Et comme aucune de ces solutions n’est populaire, les dirigeants politiques cherchent à tout prix à ne pas décider. Et, pour ça, ils renvoient la responsabilité sur les banques centrales : Une fois les dettes privées rachetées par les Etats, ceux-ci les revendront à leur banque centrale, organisant ainsi un financement plus ou moins directes des ménages, des entreprises et des dépenses publiques, par la planche à billets. Certaines banques centrales achètent déjà des obligations d’entreprises, des créances immobilières, et bientôt des emprunts de collectivités locales.

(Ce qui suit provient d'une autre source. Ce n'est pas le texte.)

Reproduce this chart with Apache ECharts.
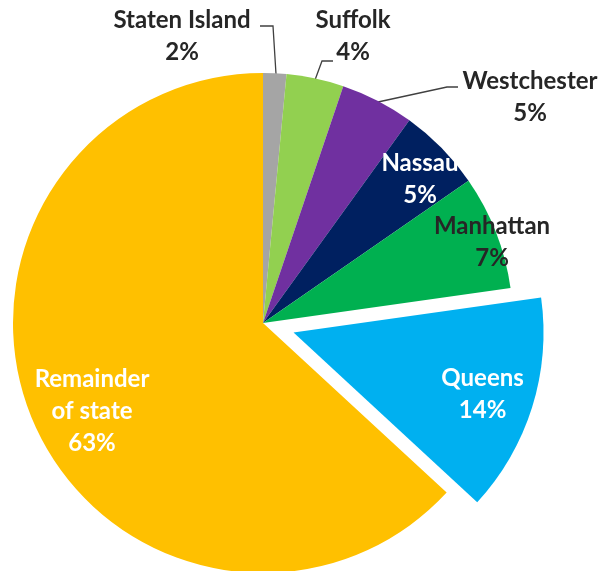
<!DOCTYPE html>
<html>
<head>
<meta charset="utf-8">
<script src="https://cdn.jsdelivr.net/npm/echarts@6/dist/echarts.min.js"></script>
<style>
html,body{margin:0;padding:0;background:#fff;}
#chart{width:600px;height:571px;}
</style>
</head>
<body>
<div id="chart"></div>
<script>
// Data (share of total, %)
const categories = ['Staten Island', 'Suffolk', 'Westchester', 'Nassau', 'Manhattan', 'Queens', 'Remainder\nof state'];
const values = [1.5, 3.7, 4.75, 5.4, 7.4, 14.1, 63.1];
const explodedCategory = 'Queens';

// Styling (not data)
const colors = ['#A5A5A5', '#92D050', '#7030A0', '#002060', '#00B050', '#00B0F0', '#FFC000'];
const labelColors = ['#262626', '#262626', '#262626', '#FFFFFF', '#262626', '#FFFFFF', '#FFFFFF'];
const outsideLabel = [true, true, true, false, false, false, false];
// absolute label centres (null = keep the library's inside position, shifted by labelShift)
const labelPos = [[182, 36], [353, 36], [530, 97], [420, 179], [492, 242], null, [92, 411]];
const labelShift = [null, null, null, null, null, [64, -6], null];
const leaderLines = [
  [[276, 74], [273, 26], [260, 26]],
  [[315, 80], [322, 61], [333, 61]],
  [[378, 102], [447, 87], [458, 87]],
  null, null, null, null
];

const chart = echarts.init(document.getElementById('chart'), null, {renderer: 'canvas'});
const data = categories.map((name, i) => {
  const lbl = {
    position: outsideLabel[i] ? 'outside' : 'inside',
    color: labelColors[i]
  };
  if (labelShift[i]) lbl.offset = labelShift[i];
  return {
    name: name,
    value: values[i],
    selected: name === explodedCategory,
    itemStyle: {color: colors[i]},
    label: lbl,
    select: {label: lbl},
    labelLine: {show: outsideLabel[i]}
  };
});

chart.setOption({
  animation: false,
  series: [{
    type: 'pie',
    center: [263, 323],
    radius: [0, 250],
    startAngle: 90,
    clockwise: true,
    avoidLabelOverlap: false,
    selectedMode: 'multiple',
    selectedOffset: 32,
    emphasis: {disabled: true},
    itemStyle: {borderWidth: 0},
    label: {
      show: true,
      fontFamily: 'Lato',
      fontWeight: 'bold',
      fontSize: 24,
      lineHeight: 32,
      align: 'center',
      formatter: p => p.name + '\n' + Math.round(p.value) + '%'
    },
    labelLine: {
      lineStyle: {color: '#404040', width: 1.3},
      length: 10, length2: 10
    },
    labelLayout: function (params) {
      const i = params.dataIndex;
      if (!labelPos[i]) return {};
      const res = {
        x: labelPos[i][0],
        y: labelPos[i][1],
        align: 'center',
        verticalAlign: 'middle'
      };
      if (leaderLines[i]) res.labelLinePoints = leaderLines[i];
      return res;
    },
    data: data
  }]
});
</script>
</body>
</html>
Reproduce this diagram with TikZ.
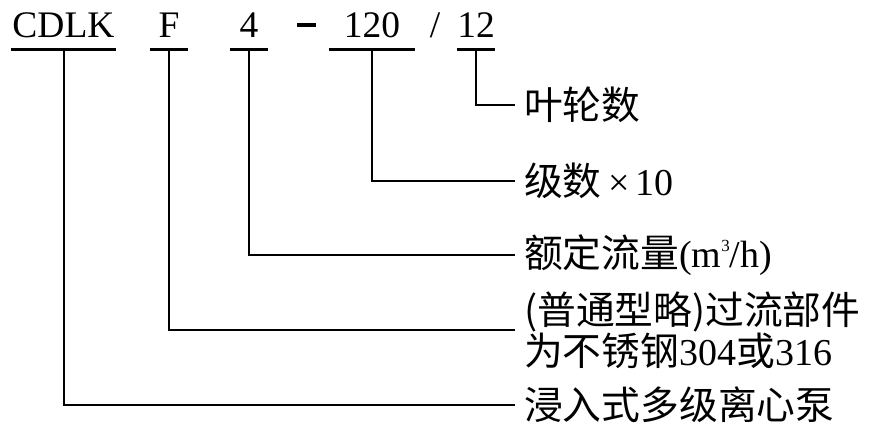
\documentclass[tikz,border=0pt]{standalone}
\usepackage{fontspec}
\setmainfont{Liberation Serif}
\newfontfamily\cjk[Scale=1.02]{Noto Sans CJK SC}
\usepackage{tikz}
\usetikzlibrary{calc}

\begin{document}
\begin{tikzpicture}[x=1pt, y=-1pt,
                code/.style={anchor=base, inner xsep=0pt, inner ysep=12.5pt, text depth=0pt, font=\fontsize{37.5}{40}\selectfont},
                uline/.style={line width=3pt},
                conn/.style={line width=2pt},
                lbl/.style={anchor=west, inner xsep=9pt, inner ysep=0pt, align=left, font=\fontsize{38}{40}\selectfont}]
                \useasboundingbox (0, 0) rectangle (877, 431);
                \node[code, minimum width=105pt] (CDLK) at (63.5, 37) {CDLK};
                \node[code, minimum width=38pt] (MAT) at (169, 37) {F};
                \node[code, minimum width=38pt] (FLOW) at (249, 37) {4};
                \node[code] (DASH) at (306.5, 37) {\rule[10pt]{19pt}{4pt}};
                \node[code, minimum width=86pt] (STAGE) at (372, 37) {120};
                \node[code] (SLASH) at (435, 37) {/};
                \node[code, minimum width=38pt] (IMP) at (476, 37) {12};
                \foreach \n in {CDLK, MAT, FLOW, STAGE, IMP}
                    \draw[uline] (\n.south west) -- (\n.south east);
                \node[lbl] (IMPTXT) at (515, 105) {{\cjk 叶轮数}};
                \node[lbl] (STAGETXT) at (515, 181) {{\cjk 级数}\,×\,10};
                \node[lbl] (FLOWTXT) at (515, 255) {{\cjk 额定流量}(m\raisebox{16pt}{\fontsize{17}{17}\selectfont 3}/h)};
                \node[lbl] (MATTXT) at (515, 330) {{\cjk (普通型略)过流部件}\\{\cjk 为不锈钢}304{\cjk 或}316};
                \node[lbl] (PUMPTXT) at (515, 405) {{\cjk 浸入式多级离心泵}};
                \draw[conn] (IMP.south) |- (IMPTXT.west);
                \draw[conn] (STAGE.south) |- (STAGETXT.west);
                \draw[conn] (FLOW.south) |- (FLOWTXT.west);
                \draw[conn] (MAT.south) |- (MATTXT.west);
                \draw[conn] (CDLK.south) |- (PUMPTXT.west);
            \end{tikzpicture}
\end{document}
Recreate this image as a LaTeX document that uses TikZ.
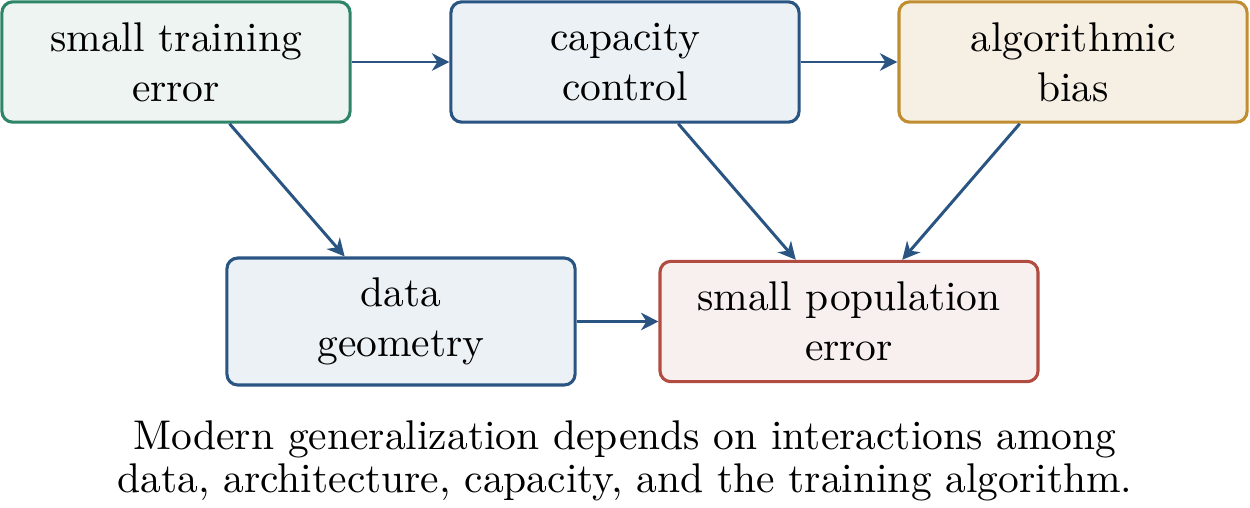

Cela se traduit déjà dans le bilan des trois principales banques centrales (Japon, US et Europe), passé de 3 400 milliards de dollars en 2007 à 14.600 milliards de dollars en 2019 et plus de 20.000 avant la fin de l’année. Le bilan de la seule FED va tripler en 2020. La BCE détient aujourd’hui 20 % des dettes publiques de la zone euro, et bientôt 25%. Et même plus de 30% de la dette publique allemande.
Quand les politiques renoncent à tout courage et transfèrent leur responsabilité aux banques centrales, c’est-à-dire à la planche à billets, la démocratie est menacée.
Beaucoup pensent que cette délégation de pouvoir à une entité abstraite est d’autant plus possible qu’une banque centrale ne fera, en théorie, jamais faillite ; elle peut même maintenir son activité avec des fonds propres négatifs, comme l’a fait la Banque Centrale du Chili pendant plusieurs années.
De tout cela, il résulte que les dirigeants politiques, quels qu’ils soient, feront tout pour faire porter le poids ultime de la dette sur les banques centrales.
Encore faut-il que nul ne doute de la pérennité de cette banque. Cela ne sera le cas de la BCE que si l’Union Européenne devient une entité politique, démocratique, stable et prédictible. D’ici là, l’endettement public européen reste un pari politique extrêmement risqué.